Ontem, o nazismo voltou a ter o seu diabólico nome citado em vão. O jornalista Xico Sá escreveu no Twitter: “Se vc é capaz de ainda hoje, depois que o Brasil foi destruído por Bolsonaro, ainda não votar no Lula, ave Maria, vc é um nazista ou quase isso”.
Também ontem Ciro Gomes, pré-candidato do PDT à presidência da República, disse nas suas redes sociais que a CNN distorceu o significado de uma frase sua numa entrevista à rádio CBN de Campinas. Ciro Gomes afirmou à rádio que “o Brasil tem 10%, 12%, 15%, de eleitores que se identificam com Bolsonaro. São nazistas mesmo, fascistas. São anticiência, são homofóbicos. Acreditam na terra plana, exploram a religiosidade popular, exploram os temas da moral popular. Isso são 10%, 12%, o que explica por que o Tarcísio (de Freitas), um cara do Rio de Janeiro, chega aqui em São Paulo e, só porque é candidato do Bolsonaro, já está rivalizando com os primeiros". Ao dizer que a CNN distorceu a sua frase, ele explicou: "Não acusei o eleitorado de Bolsonaro de nazista, mas apontei a existência de grupos fascistas e neonazistas que lhe (sic) apoiam. Entre uma coisa e outra, há muita diferença".

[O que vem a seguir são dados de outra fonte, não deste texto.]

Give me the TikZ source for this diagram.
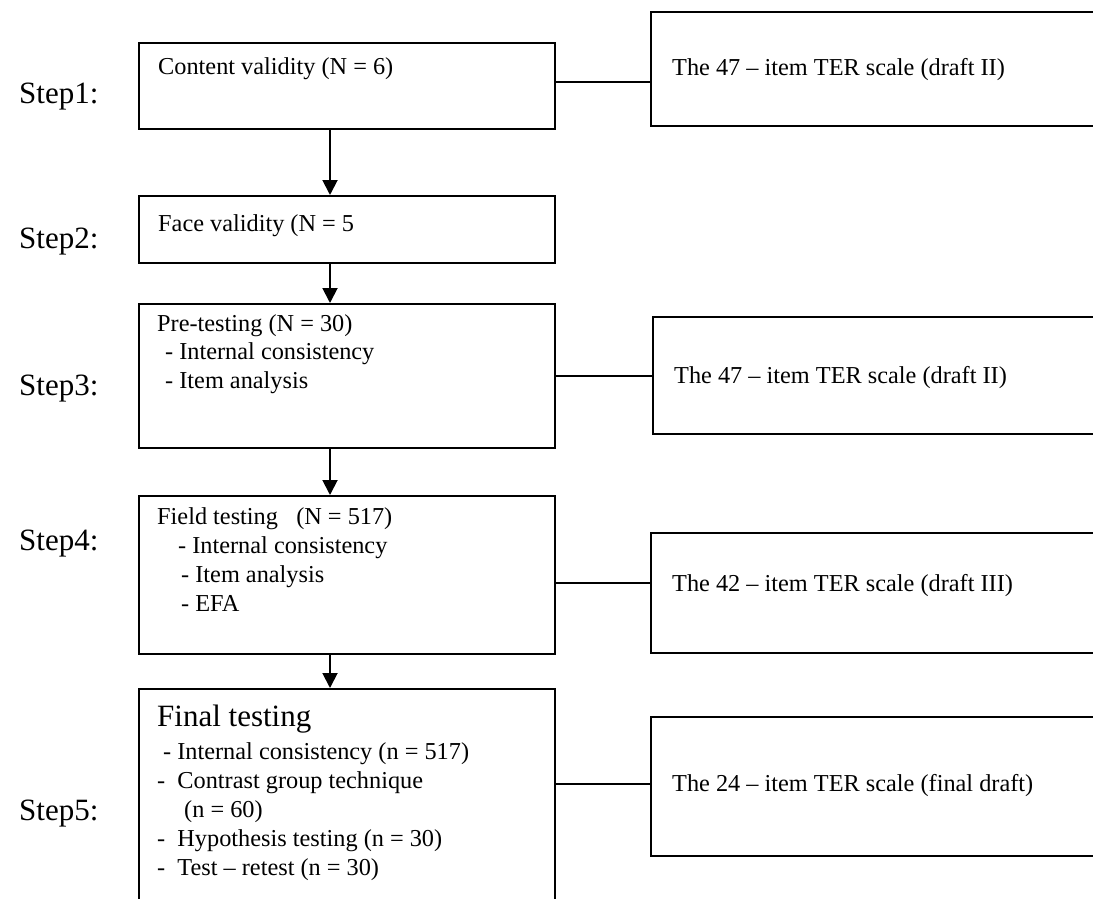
\documentclass[tikz,border=0pt]{standalone}
\usepackage{fontspec}
\setmainfont{Liberation Serif}
\usetikzlibrary{arrows.meta,calc}
\begin{document}
\begin{tikzpicture}[x=1pt,y=-1pt,
  box/.style={draw,line width=1.9pt,rectangle,inner sep=0,anchor=north west,minimum width=#1},
  box/.default=416pt,
  txt/.style={anchor=base west,inner sep=0,font=\fontsize{24.3}{29}\selectfont},
  bigtxt/.style={anchor=base west,inner sep=0,font=\fontsize{31}{36}\selectfont},
  steplbl/.style={anchor=base west,inner sep=0,font=\fontsize{31}{36}\selectfont},
  conn/.style={line width=1.9pt},
  flow/.style={line width=1.9pt,-{Triangle[length=15pt,width=15pt]}}]
\useasboundingbox (0,0) rectangle (1093,899);
\fill[white] (0,0) rectangle (1093,899);
\clip (0,0) rectangle (1093,899);

% left boxes
\node[box,minimum height=86pt] (b1) at (138,42) {};
\node[box,minimum height=67pt] (b2) at (138,195) {};
\node[box,minimum height=144pt] (b3) at (138,303) {};
\node[box,minimum height=158pt] (b4) at (138,495) {};
\node[box,minimum height=240pt] (b5) at (138,688) {};

% right boxes
\node[box=470pt,minimum height=114pt] (r1) at (650,11) {};
\node[box=470pt,minimum height=117pt] (r3) at (652,316) {};
\node[box=470pt,minimum height=120pt] (r4) at (650,532) {};
\node[box=470pt,minimum height=139pt] (r5) at (650,716) {};

% step labels
\node[steplbl] (s1) at (19,103) {Step1:};
\node[steplbl] (s2) at (19,248) {Step2:};
\node[steplbl] (s3) at (19,395) {Step3:};
\node[steplbl] (s4) at (19,550) {Step4:};
\node[steplbl] (s5) at (19,820) {Step5:};

% texts
\node[txt] (t1) at (158,75) {Content validity (N = 6)};
\node[txt] (rt1) at (672,76) {The 47 – item TER scale (draft II)};
\node[txt] (t2) at (158,231) {Face validity (N = 5};
\node[txt] (t3a) at (157,331) {Pre-testing (N = 30)};
\node[txt] (t3b) at (165,359) {- Internal consistency};
\node[txt] (t3c) at (165,388) {- Item analysis};
\node[txt] (rt3) at (674,383) {The 47 – item TER scale (draft II)};
\node[txt] (t4a) at (157,524) {Field testing\ \ \ (N = 517)};
\node[txt] (t4b) at (178,553) {- Internal consistency};
\node[txt] (t4c) at (181,582) {- Item analysis};
\node[txt] (t4d) at (181,611) {- EFA};
\node[txt] (rt4) at (672,591) {The 42 – item TER scale (draft III)};
\node[bigtxt] (t5a) at (157,726) {Final testing};
\node[txt] (t5b) at (163,759) {- Internal consistency (n = 517)};
\node[txt] (t5c) at (157,788) {-\ \ Contrast group technique};
\node[txt] (t5d) at (184,817) {(n = 60)};
\node[txt] (t5e) at (157,846) {-\ \ Hypothesis testing (n = 30)};
\node[txt] (t5f) at (157,875) {-\ \ Test – retest (n = 30)};
\node[txt] (rt5) at (672,791) {The 24 – item TER scale (final draft)};

% helper coordinates
\coordinate (ax) at (330,0);
\coordinate (y1) at (0,82);
\coordinate (y3) at (0,376);
\coordinate (y4) at (0,583);
\coordinate (y5) at (0,784);

% arrows
\draw[flow] (b1.south -| ax) -- (b2.north -| ax);
\draw[flow] (b2.south -| ax) -- (b3.north -| ax);
\draw[flow] (b3.south -| ax) -- (b4.north -| ax);
\draw[flow] (b4.south -| ax) -- (b5.north -| ax);

% connectors
\draw[conn] (b1.east |- y1) -- (r1.west |- y1);
\draw[conn] (b3.east |- y3) -- (r3.west |- y3);
\draw[conn] (b4.east |- y4) -- (r4.west |- y4);
\draw[conn] (b5.east |- y5) -- (r5.west |- y5);
\end{tikzpicture}
\end{document}
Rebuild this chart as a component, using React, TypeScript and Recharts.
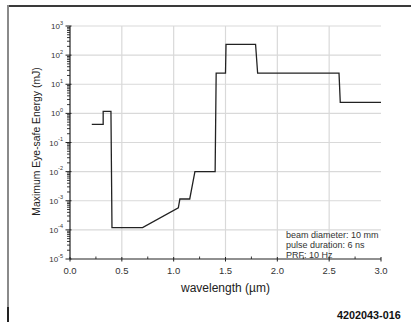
import React from 'react';
import { LineChart, Line, XAxis, YAxis, ReferenceLine } from 'recharts';

// wavelength (µm) and maximum eye-safe energy (mJ)
const wavelength = [0.21, 0.32, 0.32, 0.395, 0.405, 0.70, 1.045, 1.06, 1.155, 1.205, 1.40, 1.41, 1.50, 1.505, 1.79, 1.81, 2.595, 2.607, 3.0];
const energy = [0.42, 0.42, 1.17, 1.17, 1.2e-4, 1.2e-4, 5.7e-4, 1.15e-3, 1.15e-3, 1e-2, 1e-2, 24, 24, 235, 235, 24, 24, 2.4, 2.4];

const xMajorTicks = [0, 0.5, 1.0, 1.5, 2.0, 2.5, 3.0];
const xMinorTicks = [0.25, 0.75, 1.25, 1.75, 2.25, 2.75];
const xGrid = [0.5, 1.0, 1.5, 2.0, 2.5];
const yExponents = [-5, -4, -3, -2, -1, 0, 1, 2, 3];
const yGridExponents = [-4, -3, -2, -1, 0, 1, 2, 3];
const yMinorMultipliers = [2, 3, 4, 5, 6, 7, 8, 9];

const notes = ['beam diameter: 10 mm', 'pulse duration: 6 ns', 'PRF: 10 Hz'];
const xTitle = 'wavelength (\u00b5m)';
const yTitle = 'Maximum Eye-safe Energy (mJ)';
const figureId = '4202043-016';

const data = wavelength.map((w, i) => ({ w, e: energy[i] }));
const xTicks = [...xMajorTicks, ...xMinorTicks].sort((a, b) => a - b);
const yTicks: number[] = [];
yExponents.forEach((p, i) => {
  yTicks.push(Math.pow(10, p));
  if (i < yExponents.length - 1) yMinorMultipliers.forEach((m) => yTicks.push(m * Math.pow(10, p)));
});

const FONT = 'Liberation Sans, Arial, Helvetica, sans-serif';
const INK = '#222';

const YTick = (props: any) => {
  const { x, y, payload } = props;
  const v = payload.value as number;
  const lg = Math.log10(v);
  const exp = Math.round(lg);
  const major = Math.abs(lg - exp) < 1e-6;
  if (!major) return <line x1={x - 3} x2={x} y1={y} y2={y} stroke={INK} strokeWidth={0.9} />;
  return (
    <g>
      <line x1={x - 4.5} x2={x + 1.5} y1={y} y2={y} stroke={INK} strokeWidth={1} />
      <text x={x - 7} y={y + 3} textAnchor="end" fontSize={8} fontFamily={FONT} fill="#333">
        10
        <tspan dy={-4.5} fontSize={5.5}>{exp}</tspan>
      </text>
    </g>
  );
};

const XTick = (props: any) => {
  const { x, y, payload } = props;
  const v = payload.value as number;
  const major = xMajorTicks.some((t) => Math.abs(t - v) < 1e-9);
  if (!major) return <line x1={x} x2={x} y1={y - 2.5} y2={y} stroke={INK} strokeWidth={0.9} />;
  return (
    <g>
      <line x1={x} x2={x} y1={y - 2} y2={y + 2.5} stroke={INK} strokeWidth={1} />
      <text x={x} y={y + 14.5} textAnchor="middle" fontSize={9.5} fontFamily={FONT} fill="#333">
        {v.toFixed(1)}
      </text>
    </g>
  );
};

export default function App() {
  return (
    <div style={{ position: 'absolute', left: 0, top: 0, width: 411, height: 322, background: '#fff', fontFamily: FONT }}>
      <div style={{ position: 'absolute', left: 7, top: 5, width: 404, height: 1.5, background: '#3a3a3a' }} />
      <div style={{ position: 'absolute', left: 7, top: 5, width: 1.5, height: 302, background: '#8a8a8a' }} />
      <div style={{ position: 'absolute', left: 7, top: 307, width: 1.8, height: 15, background: '#222' }} />
      <LineChart width={411} height={322} data={data} margin={{ top: 26, right: 30, bottom: 43, left: 0 }}>
        {xGrid.map((g) => (
          <ReferenceLine key={'xg' + g} x={g} stroke="#d9d9d9" strokeWidth={1.2} />
        ))}
        {yGridExponents.map((p) => (
          <ReferenceLine key={'yg' + p} y={Math.pow(10, p)} stroke="#d9d9d9" strokeWidth={1.2} />
        ))}
        <XAxis
          dataKey="w"
          type="number"
          domain={[0, 3]}
          ticks={xTicks}
          interval={0}
          height={20}
          tickSize={0}
          tickMargin={0}
          tickLine={false}
          axisLine={{ stroke: INK, strokeWidth: 1.2 }}
          tick={<XTick />}
          label={(p: any) => {
            const vb = p.viewBox;
            return (
              <text x={vb.x + vb.width / 2} y={292} textAnchor="middle" fontSize={12} fontFamily={FONT} fill="#222">
                {xTitle}
              </text>
            );
          }}
        />
        <YAxis
          dataKey="e"
          type="number"
          scale="log"
          domain={[1e-5, 1e3]}
          allowDataOverflow
          ticks={yTicks}
          interval={0}
          width={70}
          tickSize={0}
          tickMargin={0}
          tickLine={false}
          axisLine={{ stroke: INK, strokeWidth: 1.2 }}
          tick={<YTick />}
          label={(p: any) => {
            const vb = p.viewBox;
            const cy = vb.y + vb.height / 2 - 1;
            return (
              <text x={39.5} y={cy} transform={`rotate(-90 39.5 ${cy})`} textAnchor="middle" fontSize={10.4} fontFamily={FONT} fill="#222">
                {yTitle}
              </text>
            );
          }}
        />
        <Line
          type="linear"
          dataKey="e"
          stroke={INK}
          strokeWidth={1.3}
          dot={false}
          isAnimationActive={false}
        />
      </LineChart>
      {notes.map((n, i) => (
        <div
          key={n}
          style={{ position: 'absolute', left: 286, top: 230 + i * 9.8, fontSize: 9, lineHeight: '11px', color: '#333', whiteSpace: 'nowrap' }}
        >
          {n}
        </div>
      ))}
      <div style={{ position: 'absolute', left: 337, top: 309, fontSize: 10.8, fontWeight: 'bold', lineHeight: '13px', color: '#111', whiteSpace: 'nowrap' }}>
        {figureId}
      </div>
    </div>
  );
}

Xico Sá tem o direito de fazer campanha para o candidato dele. Se há um aspecto bom na polarização, é que jornalistas estão assumindo as suas verdadeiras posições políticas, antes envoltas pela sua suposta imparcialidade. Mas daí a dizer que os brasileiros que não votam em Lula são nazistas "ou quase isso", há muita diferença, para repetir Ciro Gomes. Não consta que os cidadãos que torcem o nariz para Lula -- mais de 40% do eleitorado -- sejam automaticamente adeptos do antissemitismo, por exemplo, a condição básica do ideário nazista. Aliás, é mais fácil encontrar antissemitas entre partidários de Lula e da esquerda em geral, que escondem a sua aversão a judeus sob a retórica do antissionismo. Mas, mesmo que preencham esse requisito necessário, não é possível dizer que todo antissemita esquerdista é nazista. Há outro ponto desprovido de sentido no tweet de Xico Sá: ninguém pode ser "quase nazista", assim como ninguém pode ser "quase democrata". Ou se é, ou não se é. O que seria um "quase nazista"? Alguém que proporia uma "solução quase final" para o judeus?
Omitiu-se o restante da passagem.